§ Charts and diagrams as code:
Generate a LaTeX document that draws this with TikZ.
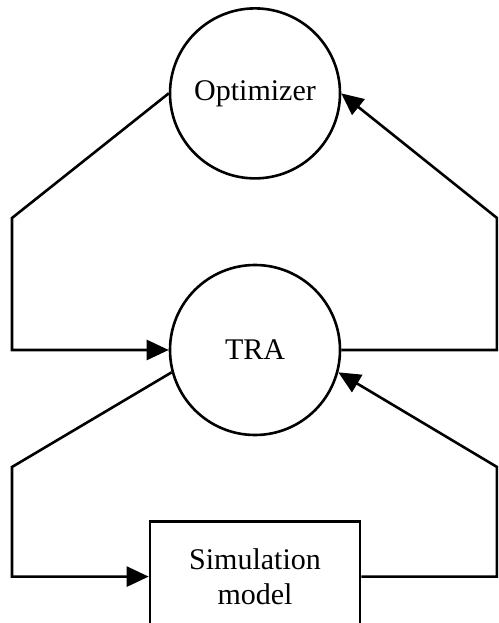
\documentclass[tikz,border=0pt]{standalone}
\usepackage{fontspec}
\setmainfont{Liberation Serif}
\usetikzlibrary{positioning,arrows.meta}

\begin{document}
\begin{tikzpicture}[x=1pt, y=1pt, node distance = 84pt,
    proc/.style={draw, circle, line width=2.6pt, minimum size=170pt, inner sep=0pt,
                 font=\fontsize{30}{34}\selectfont},
    simbox/.style={draw, rectangle, line width=2.6pt, minimum width=210pt, minimum height=110pt,
                   align=center, font=\fontsize{30}{35}\selectfont},
    link/.style={line width=2.6pt, -{Triangle[length=22pt,width=20pt]}}]
    \useasboundingbox (0,0) rectangle (498,623);
    \clip (0,0) rectangle (498,623);

    \node[proc] (tra) at (255,273) {TRA};
    \node[proc, above=of tra] (opt) {Optimizer};
    \node[simbox, below=of tra] (sim) {Simulation\\model};

    \coordinate (l1) at (12,405);
    \coordinate (r1) at (497,405);
    \coordinate (l2) at (12,156);
    \coordinate (r2) at (497,156);

    \draw[link] (opt.west) -- (l1) |- (tra.west);
    \draw[link] (tra.east) -| (r1) -- (opt.east);
    \draw[link] (tra.195) -- (l2) |- (sim.west);
    \draw[link] (sim.east) -| (r2) -- (tra.-15);
\end{tikzpicture}
\end{document}
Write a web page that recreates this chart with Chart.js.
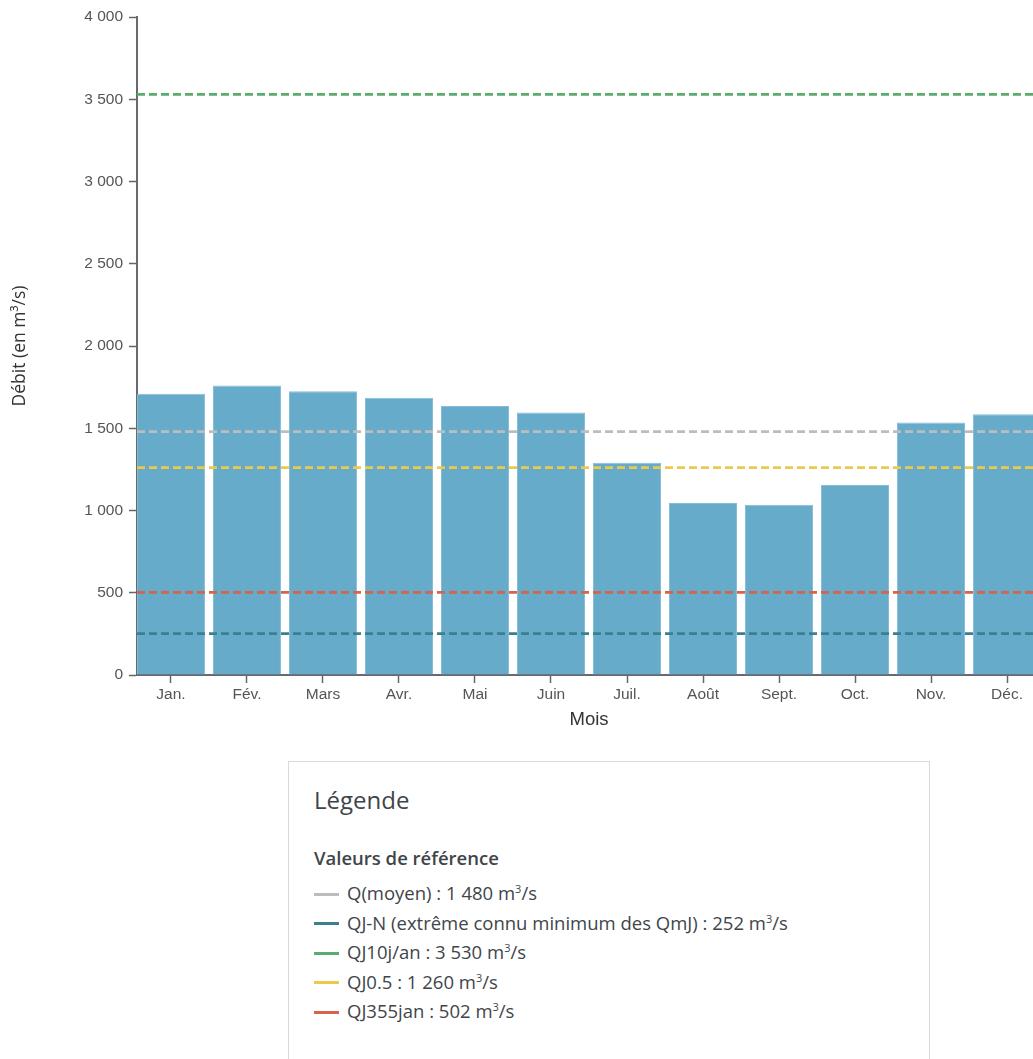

§ Brief: The lines from the start of the data through the line that contains "below=of tra] (sim)" are to be returned exactly, please, with both ends included and every picture left out.

§ The solution:
Generate a LaTeX document that draws this with TikZ.
\documentclass[tikz,border=0pt]{standalone}
\usepackage{fontspec}
\setmainfont{Liberation Serif}
\usetikzlibrary{positioning,arrows.meta}

\begin{document}
\begin{tikzpicture}[x=1pt, y=1pt, node distance = 84pt,
    proc/.style={draw, circle, line width=2.6pt, minimum size=170pt, inner sep=0pt,
                 font=\fontsize{30}{34}\selectfont},
    simbox/.style={draw, rectangle, line width=2.6pt, minimum width=210pt, minimum height=110pt,
                   align=center, font=\fontsize{30}{35}\selectfont},
    link/.style={line width=2.6pt, -{Triangle[length=22pt,width=20pt]}}]
    \useasboundingbox (0,0) rectangle (498,623);
    \clip (0,0) rectangle (498,623);

    \node[proc] (tra) at (255,273) {TRA};
    \node[proc, above=of tra] (opt) {Optimizer};
    \node[simbox, below=of tra] (sim) {Simulation\\model};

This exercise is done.